_Dataset excerpt:_

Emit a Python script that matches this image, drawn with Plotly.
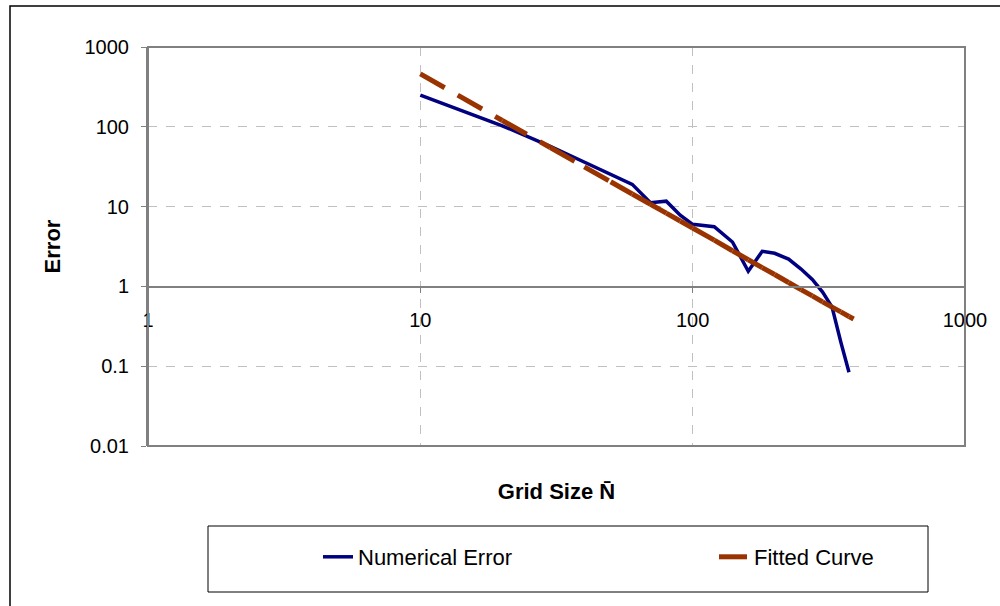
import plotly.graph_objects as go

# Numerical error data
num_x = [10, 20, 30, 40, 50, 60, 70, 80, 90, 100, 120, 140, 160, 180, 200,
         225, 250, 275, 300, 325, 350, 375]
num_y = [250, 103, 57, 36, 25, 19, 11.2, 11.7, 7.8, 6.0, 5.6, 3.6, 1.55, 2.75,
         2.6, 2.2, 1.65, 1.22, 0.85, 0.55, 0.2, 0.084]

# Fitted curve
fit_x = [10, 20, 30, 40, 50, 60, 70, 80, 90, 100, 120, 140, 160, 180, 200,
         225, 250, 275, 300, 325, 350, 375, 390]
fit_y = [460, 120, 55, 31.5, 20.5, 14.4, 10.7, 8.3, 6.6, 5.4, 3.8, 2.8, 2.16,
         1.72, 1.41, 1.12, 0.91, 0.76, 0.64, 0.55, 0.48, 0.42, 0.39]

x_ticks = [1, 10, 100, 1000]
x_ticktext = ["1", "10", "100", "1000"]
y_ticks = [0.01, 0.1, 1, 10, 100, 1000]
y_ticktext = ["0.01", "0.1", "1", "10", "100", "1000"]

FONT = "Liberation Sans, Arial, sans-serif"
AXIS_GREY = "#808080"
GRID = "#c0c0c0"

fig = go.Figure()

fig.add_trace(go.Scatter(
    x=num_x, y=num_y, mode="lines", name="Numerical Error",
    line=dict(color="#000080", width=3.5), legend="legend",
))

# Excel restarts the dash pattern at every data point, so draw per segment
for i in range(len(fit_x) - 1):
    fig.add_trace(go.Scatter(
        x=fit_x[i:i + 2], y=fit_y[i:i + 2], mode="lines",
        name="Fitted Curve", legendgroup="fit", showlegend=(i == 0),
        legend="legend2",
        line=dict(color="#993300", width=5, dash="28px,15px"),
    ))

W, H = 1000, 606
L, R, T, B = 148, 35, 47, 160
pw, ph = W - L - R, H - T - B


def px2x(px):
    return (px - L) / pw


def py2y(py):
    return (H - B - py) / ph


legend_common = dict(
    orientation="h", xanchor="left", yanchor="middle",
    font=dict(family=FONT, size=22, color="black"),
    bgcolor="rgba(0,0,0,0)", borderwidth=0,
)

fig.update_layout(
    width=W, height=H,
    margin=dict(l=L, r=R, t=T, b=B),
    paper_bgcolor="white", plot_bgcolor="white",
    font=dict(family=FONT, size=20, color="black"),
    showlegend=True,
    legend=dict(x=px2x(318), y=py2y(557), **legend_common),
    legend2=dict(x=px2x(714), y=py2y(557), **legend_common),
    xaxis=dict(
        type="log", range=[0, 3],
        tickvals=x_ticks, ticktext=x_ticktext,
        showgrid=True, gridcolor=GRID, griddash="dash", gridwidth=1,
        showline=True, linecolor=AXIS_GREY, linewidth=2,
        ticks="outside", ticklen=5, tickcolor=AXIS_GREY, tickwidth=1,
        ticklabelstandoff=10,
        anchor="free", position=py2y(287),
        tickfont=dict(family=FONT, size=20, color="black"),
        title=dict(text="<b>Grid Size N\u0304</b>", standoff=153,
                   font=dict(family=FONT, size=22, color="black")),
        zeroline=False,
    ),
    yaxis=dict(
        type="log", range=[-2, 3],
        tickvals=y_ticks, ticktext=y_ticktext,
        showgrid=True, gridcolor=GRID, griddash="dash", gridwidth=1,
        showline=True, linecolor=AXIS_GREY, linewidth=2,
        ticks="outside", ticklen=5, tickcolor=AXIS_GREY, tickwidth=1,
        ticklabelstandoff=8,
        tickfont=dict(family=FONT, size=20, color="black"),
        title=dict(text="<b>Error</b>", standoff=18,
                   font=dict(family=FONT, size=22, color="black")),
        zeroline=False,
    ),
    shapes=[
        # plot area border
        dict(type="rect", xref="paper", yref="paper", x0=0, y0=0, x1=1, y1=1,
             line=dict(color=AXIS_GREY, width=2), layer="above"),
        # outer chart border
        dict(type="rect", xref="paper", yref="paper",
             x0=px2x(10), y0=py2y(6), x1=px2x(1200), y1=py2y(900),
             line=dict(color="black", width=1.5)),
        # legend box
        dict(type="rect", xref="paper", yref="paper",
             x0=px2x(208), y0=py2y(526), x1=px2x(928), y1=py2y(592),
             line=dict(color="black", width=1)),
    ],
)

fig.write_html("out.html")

_Stated goal:_
Print out the material word for word, omitting the pictures.

_Finished exercise:_
Emit a Python script that matches this image, drawn with Plotly.
import plotly.graph_objects as go

# Numerical error data
num_x = [10, 20, 30, 40, 50, 60, 70, 80, 90, 100, 120, 140, 160, 180, 200,
         225, 250, 275, 300, 325, 350, 375]
num_y = [250, 103, 57, 36, 25, 19, 11.2, 11.7, 7.8, 6.0, 5.6, 3.6, 1.55, 2.75,
         2.6, 2.2, 1.65, 1.22, 0.85, 0.55, 0.2, 0.084]

# Fitted curve
fit_x = [10, 20, 30, 40, 50, 60, 70, 80, 90, 100, 120, 140, 160, 180, 200,
         225, 250, 275, 300, 325, 350, 375, 390]
fit_y = [460, 120, 55, 31.5, 20.5, 14.4, 10.7, 8.3, 6.6, 5.4, 3.8, 2.8, 2.16,
         1.72, 1.41, 1.12, 0.91, 0.76, 0.64, 0.55, 0.48, 0.42, 0.39]

x_ticks = [1, 10, 100, 1000]
x_ticktext = ["1", "10", "100", "1000"]
y_ticks = [0.01, 0.1, 1, 10, 100, 1000]
y_ticktext = ["0.01", "0.1", "1", "10", "100", "1000"]

FONT = "Liberation Sans, Arial, sans-serif"
AXIS_GREY = "#808080"
GRID = "#c0c0c0"

fig = go.Figure()

fig.add_trace(go.Scatter(
    x=num_x, y=num_y, mode="lines", name="Numerical Error",
    line=dict(color="#000080", width=3.5), legend="legend",
))

# Excel restarts the dash pattern at every data point, so draw per segment
for i in range(len(fit_x) - 1):
    fig.add_trace(go.Scatter(
        x=fit_x[i:i + 2], y=fit_y[i:i + 2], mode="lines",
        name="Fitted Curve", legendgroup="fit", showlegend=(i == 0),
        legend="legend2",
        line=dict(color="#993300", width=5, dash="28px,15px"),
    ))

W, H = 1000, 606
L, R, T, B = 148, 35, 47, 160
pw, ph = W - L - R, H - T - B


def px2x(px):
    return (px - L) / pw


def py2y(py):
    return (H - B - py) / ph


legend_common = dict(
    orientation="h", xanchor="left", yanchor="middle",
    font=dict(family=FONT, size=22, color="black"),
    bgcolor="rgba(0,0,0,0)", borderwidth=0,
)

fig.update_layout(
    width=W, height=H,
    margin=dict(l=L, r=R, t=T, b=B),
    paper_bgcolor="white", plot_bgcolor="white",
    font=dict(family=FONT, size=20, color="black"),
    showlegend=True,
    legend=dict(x=px2x(318), y=py2y(557), **legend_common),
    legend2=dict(x=px2x(714), y=py2y(557), **legend_common),
    xaxis=dict(
        type="log", range=[0, 3],
        tickvals=x_ticks, ticktext=x_ticktext,
        showgrid=True, gridcolor=GRID, griddash="dash", gridwidth=1,
        showline=True, linecolor=AXIS_GREY, linewidth=2,
        ticks="outside", ticklen=5, tickcolor=AXIS_GREY, tickwidth=1,
        ticklabelstandoff=10,
        anchor="free", position=py2y(287),
        tickfont=dict(family=FONT, size=20, color="black"),
        title=dict(text="<b>Grid Size N\u0304</b>", standoff=153,
                   font=dict(family=FONT, size=22, color="black")),
        zeroline=False,
    ),
    yaxis=dict(
        type="log", range=[-2, 3],
        tickvals=y_ticks, ticktext=y_ticktext,
        showgrid=True, gridcolor=GRID, griddash="dash", gridwidth=1,
        showline=True, linecolor=AXIS_GREY, linewidth=2,
        ticks="outside", ticklen=5, tickcolor=AXIS_GREY, tickwidth=1,
        ticklabelstandoff=8,
        tickfont=dict(family=FONT, size=20, color="black"),
        title=dict(text="<b>Error</b>", standoff=18,
                   font=dict(family=FONT, size=22, color="black")),
        zeroline=False,
    ),
    shapes=[
        # plot area border
        dict(type="rect", xref="paper", yref="paper", x0=0, y0=0, x1=1, y1=1,
             line=dict(color=AXIS_GREY, width=2), layer="above"),
        # outer chart border
        dict(type="rect", xref="paper", yref="paper",
             x0=px2x(10), y0=py2y(6), x1=px2x(1200), y1=py2y(900),
             line=dict(color="black", width=1.5)),
        # legend box
        dict(type="rect", xref="paper", yref="paper",
             x0=px2x(208), y0=py2y(526), x1=px2x(928), y1=py2y(592),
             line=dict(color="black", width=1)),
    ],
)

fig.write_html("out.html")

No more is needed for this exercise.